Writing Enter, Night, I was acutely aware of the degree to which Parr House, the mansion of the monstrous matriarch of the town of Parr's Landing, was an homage to Collinwood. This was also noted by my great friend, the novelist and distinguished Hollywood biographer William J. Mann. Bill was, like me, a child of Dark Shadows. At the same time, Parr House also incorporated vistas and memory-views of Villa la Muraz, the house outside Geneva where I lost myself in Marilyn Ross's world. And even though Enter, Night is about vampires, it's also about old houses and what they represent, and what they represented to me.

Among my friends I count some of the finest writers of dark fantasy fiction in print today. The source of other writers' inspiration is for them to share, or at least for another blog post. But I will say that one thing we all have in common is the degree to which where we're from informs the writing we do now—where we're from, and what we took from it. It's like that story of the blind men and the elephant. They all touched different parts of the same animal, but each envisioned a radically different beast based on the part of it they touched. That's at least part of the experience of writing life.

I'm now packed and ready to go. The car is coming for me at a very civilized hour, an hour that will have allowed me a decent breakfast, my essential coffee, and a romp with Beckett in the graveyard near the house.
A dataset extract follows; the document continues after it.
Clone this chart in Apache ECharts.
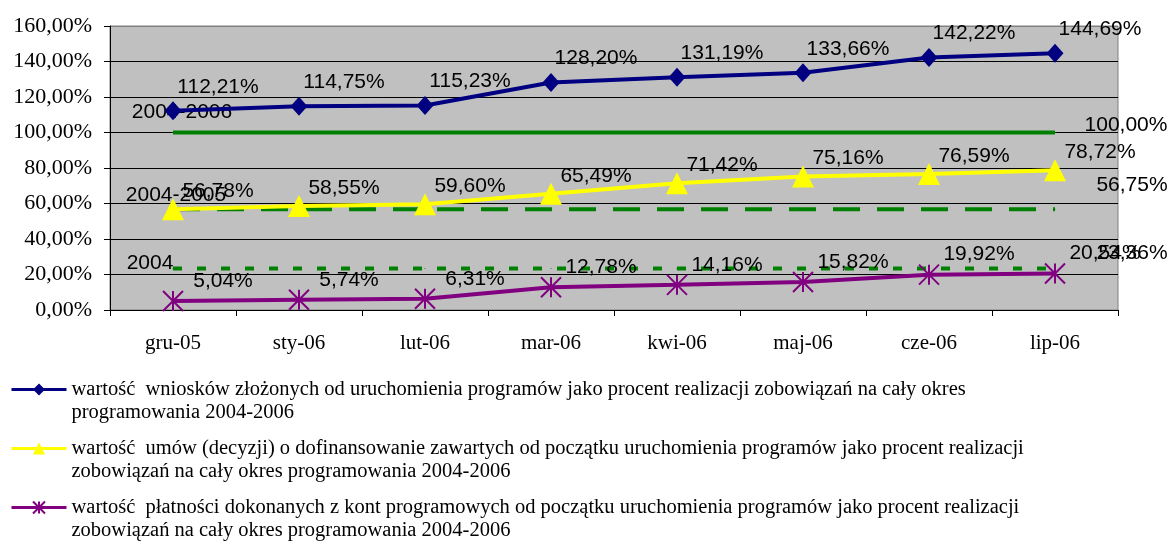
<!DOCTYPE html>
<html><head><meta charset="utf-8">
<script src="https://cdn.jsdelivr.net/npm/echarts@6/dist/echarts.min.js"></script>
<style>html,body{margin:0;padding:0;background:#fff}#c{width:1174px;height:545px}</style>
</head><body><div id="c"></div>
<script>
const categories = ['gru-05','sty-06','lut-06','mar-06','kwi-06','maj-06','cze-06','lip-06'];
const wnioski = [112.21,114.75,115.23,128.20,131.19,133.66,142.22,144.69];
const umowy = [56.78,58.55,59.60,65.49,71.42,75.16,76.59,78.72];
const platnosci = [5.04,5.74,6.31,12.78,14.16,15.82,19.92,20.54];
const ref20042006 = [100,100,100,100,100,100,100,100];
const ref20042005 = [56.75,56.75,56.75,56.75,56.75,56.75,56.75,56.75];
const ref2004 = [23.36,23.36,23.36,23.36,23.36,23.36,23.36,23.36];
const refNames = ['2004-2006','2004-2005','2004'];
const yMin = 0, yMax = 160, yInterval = 20;
const seriesNames = [
  'wartość  wniosków złożonych od uruchomienia programów jako procent realizacji zobowiązań na cały okres programowania 2004-2006',
  'wartość  umów (decyzji) o dofinansowanie zawartych od początku uruchomienia programów jako procent realizacji zobowiązań na cały okres programowania 2004-2006',
  'wartość  płatności dokonanych z kont programowych od początku uruchomienia programów jako procent realizacji zobowiązań na cały okres programowania 2004-2006'
];
const legendSecondLines = [
  'programowania 2004-2006',
  'zobowiązań na cały okres programowania 2004-2006',
  'zobowiązań na cały okres programowania 2004-2006'
];

const fmt = v => Number(v).toFixed(2).replace('.', ',') + '%';
const labelFont = { fontFamily: 'Liberation Sans', fontSize: 21, color: '#000' };

function mainSeries(name, data, color, symbol, symbolSize, offset, extraItem) {
  return {
    name, type: 'line', data, symbol, symbolSize,
    lineStyle: { color, width: 4 },
    itemStyle: Object.assign({ color }, extraItem || {}),
    label: Object.assign({ show: true, position: 'inside', offset, formatter: p => fmt(p.value) }, labelFont),
    emphasis: { disabled: true },
    z: 3
  };
}
function refSeries(arr, startLabel, startOff, endOff, type) {
  const data = arr.map((v, i) => {
    if (i === 0) return { value: v, label: { show: true, formatter: startLabel, offset: startOff } };
    if (i === arr.length - 1) return { value: v, label: { show: true, formatter: fmt(v), offset: endOff } };
    return v;
  });
  return {
    name: startLabel, type: 'line', data, symbol: 'circle', symbolSize: 1,
    lineStyle: { color: '#008000', width: 4, type },
    itemStyle: { color: '#008000' },
    label: Object.assign({ show: false, position: 'inside' }, labelFont),
    emphasis: { disabled: true },
    z: 2
  };
}

const chart = echarts.init(document.getElementById('c'));
const splitColors = [];
for (let v = yMin; v <= yMax; v += yInterval) splitColors.push(v === yMax ? '#808080' : '#000');

chart.setOption({
  animation: false,
  backgroundColor: '#fff',
  grid: { left: 110, right: 56, top: 26, bottom: 235, show: true, backgroundColor: '#C0C0C0', borderColor: '#808080', borderWidth: 1 },
  xAxis: {
    type: 'category', data: categories, boundaryGap: true,
    axisLine: { show: true, lineStyle: { color: '#000', width: 1 } },
    axisTick: { show: true, length: 6, interval: 0, lineStyle: { color: '#000' } },
    axisLabel: { margin: 23, fontFamily: 'Liberation Serif', fontSize: 21, color: '#000', interval: 0 },
    splitLine: { show: false }
  },
  yAxis: {
    type: 'value', min: yMin, max: yMax, interval: yInterval,
    axisLine: { show: true, lineStyle: { color: '#000', width: 1 } },
    axisTick: { show: true, length: 6, lineStyle: { color: '#000' } },
    axisLabel: { margin: 18, formatter: v => fmt(v), fontFamily: 'Liberation Serif', fontSize: 22, color: '#000' },
    splitLine: { show: true, lineStyle: { color: splitColors, width: 1 } }
  },
  legend: {
    data: seriesNames, orient: 'vertical', left: 5, top: 350, height: 400,
    itemWidth: 55, itemHeight: 15, itemGap: -10,
    lineStyle: { width: 3 },
    formatter: name => {
      const i = seriesNames.indexOf(name);
      const tail = legendSecondLines[i];
      return '\n' + name.slice(0, name.length - tail.length).trimEnd() + '\n' + tail;
    },
    textStyle: { fontFamily: 'Liberation Serif', fontSize: 20.5, color: '#000', lineHeight: 23 },
    selectedMode: false
  },
  series: [
    refSeries(ref20042006, refNames[0], [9, -20], [71, -7], 'solid'),
    refSeries(ref20042005, refNames[1], [3, -14], [77, -24], [27, 17]),
    refSeries(ref2004, refNames[2], [-23, -5], [77, -15], [9, 15]),
    mainSeries(seriesNames[0], wnioski, '#000080', 'diamond', [17, 19], [45, -24]),
    mainSeries(seriesNames[1], umowy, '#FFFF00', 'triangle', 22, [45, -18]),
    mainSeries(seriesNames[2], platnosci, '#800080', 'path://M0 0L20 20M20 0L0 20M10 0L10 20', 20, [50, -20], { borderColor: '#800080', borderWidth: 2 })
  ]
});
</script></body></html>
I've already been warned about the weather in New Orleans—40 degrees Celsius (sorry, Americans, you're on your own, I've forgotten how to do the calculations.) I was in Delhi once, many years ago, and the temperature was something like 43 degrees Celsius, which made me feel microwaved. That said, I've been warned by my friend, writer-director Ron Oliver (who has a fun blog of his own, worth checking out) not to complain on Facebook about the weather every half-hour. Both of us agree, there's nothing more intrinsically Canadian, or maybe Ontarian, than talking about discussing the weather.

That said, if I don't return on Monday, or ever blog again, rest assured I've either gone Angel Heart, or downed in the humidity on Bourbon Street, pumped full of gumbo and liquor.